What to do —
Copy the data that follows exactly. Include no pictures.

○ ○ ○ ○ ○ ○ ○

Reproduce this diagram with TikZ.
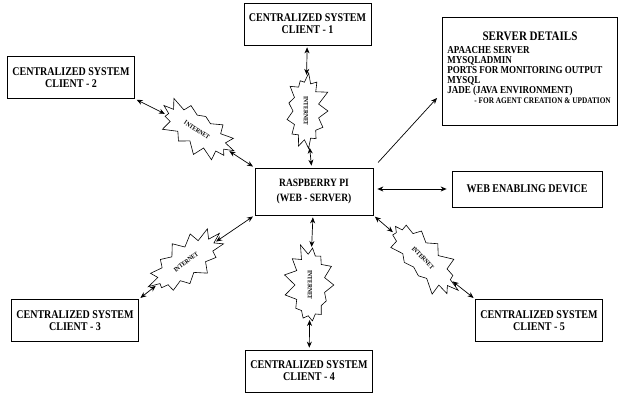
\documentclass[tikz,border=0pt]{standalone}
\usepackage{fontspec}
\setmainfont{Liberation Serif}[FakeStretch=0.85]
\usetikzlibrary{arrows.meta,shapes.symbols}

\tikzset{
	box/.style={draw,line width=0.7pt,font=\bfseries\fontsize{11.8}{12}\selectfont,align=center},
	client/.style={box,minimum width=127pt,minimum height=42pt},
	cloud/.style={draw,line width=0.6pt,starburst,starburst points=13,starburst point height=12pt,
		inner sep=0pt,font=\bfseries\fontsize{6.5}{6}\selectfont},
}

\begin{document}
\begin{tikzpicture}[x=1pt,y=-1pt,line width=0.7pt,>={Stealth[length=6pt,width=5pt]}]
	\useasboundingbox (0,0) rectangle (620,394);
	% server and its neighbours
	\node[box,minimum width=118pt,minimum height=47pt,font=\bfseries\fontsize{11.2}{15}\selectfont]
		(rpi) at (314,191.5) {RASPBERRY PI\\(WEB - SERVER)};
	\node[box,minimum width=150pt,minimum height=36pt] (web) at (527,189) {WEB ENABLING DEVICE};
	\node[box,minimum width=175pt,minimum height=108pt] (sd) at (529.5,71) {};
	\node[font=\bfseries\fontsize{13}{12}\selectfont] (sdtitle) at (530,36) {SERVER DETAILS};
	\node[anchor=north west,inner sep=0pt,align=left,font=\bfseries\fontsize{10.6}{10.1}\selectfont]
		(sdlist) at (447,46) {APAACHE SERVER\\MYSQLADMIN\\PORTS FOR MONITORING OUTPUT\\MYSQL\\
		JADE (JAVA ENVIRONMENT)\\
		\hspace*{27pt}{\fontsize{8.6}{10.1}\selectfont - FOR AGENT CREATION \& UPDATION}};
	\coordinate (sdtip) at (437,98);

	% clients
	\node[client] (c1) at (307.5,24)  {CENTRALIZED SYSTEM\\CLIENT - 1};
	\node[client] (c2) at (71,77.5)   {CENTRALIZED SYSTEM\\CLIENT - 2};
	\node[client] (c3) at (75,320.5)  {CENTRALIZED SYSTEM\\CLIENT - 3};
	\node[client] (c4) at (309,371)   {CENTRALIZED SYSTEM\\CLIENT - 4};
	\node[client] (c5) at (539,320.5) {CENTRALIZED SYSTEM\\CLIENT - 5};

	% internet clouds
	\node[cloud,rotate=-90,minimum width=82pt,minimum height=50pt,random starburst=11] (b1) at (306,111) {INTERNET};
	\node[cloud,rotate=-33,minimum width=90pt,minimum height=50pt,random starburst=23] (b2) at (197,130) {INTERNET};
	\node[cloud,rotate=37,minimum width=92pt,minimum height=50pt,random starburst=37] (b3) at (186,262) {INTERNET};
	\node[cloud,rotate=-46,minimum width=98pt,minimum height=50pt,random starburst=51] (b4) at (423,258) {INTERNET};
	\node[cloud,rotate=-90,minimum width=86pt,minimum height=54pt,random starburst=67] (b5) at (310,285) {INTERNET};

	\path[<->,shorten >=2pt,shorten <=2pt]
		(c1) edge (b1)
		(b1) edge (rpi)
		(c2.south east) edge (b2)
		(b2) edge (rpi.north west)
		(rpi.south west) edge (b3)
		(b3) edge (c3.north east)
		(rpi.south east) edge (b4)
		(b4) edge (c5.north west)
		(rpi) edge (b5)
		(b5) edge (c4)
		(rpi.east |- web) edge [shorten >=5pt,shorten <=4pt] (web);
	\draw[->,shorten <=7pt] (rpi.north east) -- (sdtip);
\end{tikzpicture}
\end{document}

○ ○ ○ ○ ○ ○ ○

Result of this task —
Reproduce this diagram with TikZ.
\documentclass[tikz,border=0pt]{standalone}
\usepackage{fontspec}
\setmainfont{Liberation Serif}[FakeStretch=0.85]
\usetikzlibrary{arrows.meta,shapes.symbols}

\tikzset{
	box/.style={draw,line width=0.7pt,font=\bfseries\fontsize{11.8}{12}\selectfont,align=center},
	client/.style={box,minimum width=127pt,minimum height=42pt},
	cloud/.style={draw,line width=0.6pt,starburst,starburst points=13,starburst point height=12pt,
		inner sep=0pt,font=\bfseries\fontsize{6.5}{6}\selectfont},
}

\begin{document}
\begin{tikzpicture}[x=1pt,y=-1pt,line width=0.7pt,>={Stealth[length=6pt,width=5pt]}]
	\useasboundingbox (0,0) rectangle (620,394);
	% server and its neighbours
	\node[box,minimum width=118pt,minimum height=47pt,font=\bfseries\fontsize{11.2}{15}\selectfont]
		(rpi) at (314,191.5) {RASPBERRY PI\\(WEB - SERVER)};
	\node[box,minimum width=150pt,minimum height=36pt] (web) at (527,189) {WEB ENABLING DEVICE};
	\node[box,minimum width=175pt,minimum height=108pt] (sd) at (529.5,71) {};
	\node[font=\bfseries\fontsize{13}{12}\selectfont] (sdtitle) at (530,36) {SERVER DETAILS};
	\node[anchor=north west,inner sep=0pt,align=left,font=\bfseries\fontsize{10.6}{10.1}\selectfont]
		(sdlist) at (447,46) {APAACHE SERVER\\MYSQLADMIN\\PORTS FOR MONITORING OUTPUT\\MYSQL\\
		JADE (JAVA ENVIRONMENT)\\
		\hspace*{27pt}{\fontsize{8.6}{10.1}\selectfont - FOR AGENT CREATION \& UPDATION}};
	\coordinate (sdtip) at (437,98);

	% clients
	\node[client] (c1) at (307.5,24)  {CENTRALIZED SYSTEM\\CLIENT - 1};
	\node[client] (c2) at (71,77.5)   {CENTRALIZED SYSTEM\\CLIENT - 2};
	\node[client] (c3) at (75,320.5)  {CENTRALIZED SYSTEM\\CLIENT - 3};
	\node[client] (c4) at (309,371)   {CENTRALIZED SYSTEM\\CLIENT - 4};
	\node[client] (c5) at (539,320.5) {CENTRALIZED SYSTEM\\CLIENT - 5};

	% internet clouds
	\node[cloud,rotate=-90,minimum width=82pt,minimum height=50pt,random starburst=11] (b1) at (306,111) {INTERNET};
	\node[cloud,rotate=-33,minimum width=90pt,minimum height=50pt,random starburst=23] (b2) at (197,130) {INTERNET};
	\node[cloud,rotate=37,minimum width=92pt,minimum height=50pt,random starburst=37] (b3) at (186,262) {INTERNET};
	\node[cloud,rotate=-46,minimum width=98pt,minimum height=50pt,random starburst=51] (b4) at (423,258) {INTERNET};
	\node[cloud,rotate=-90,minimum width=86pt,minimum height=54pt,random starburst=67] (b5) at (310,285) {INTERNET};

	\path[<->,shorten >=2pt,shorten <=2pt]
		(c1) edge (b1)
		(b1) edge (rpi)
		(c2.south east) edge (b2)
		(b2) edge (rpi.north west)
		(rpi.south west) edge (b3)
		(b3) edge (c3.north east)
		(rpi.south east) edge (b4)
		(b4) edge (c5.north west)
		(rpi) edge (b5)
		(b5) edge (c4)
		(rpi.east |- web) edge [shorten >=5pt,shorten <=4pt] (web);
	\draw[->,shorten <=7pt] (rpi.north east) -- (sdtip);
\end{tikzpicture}
\end{document}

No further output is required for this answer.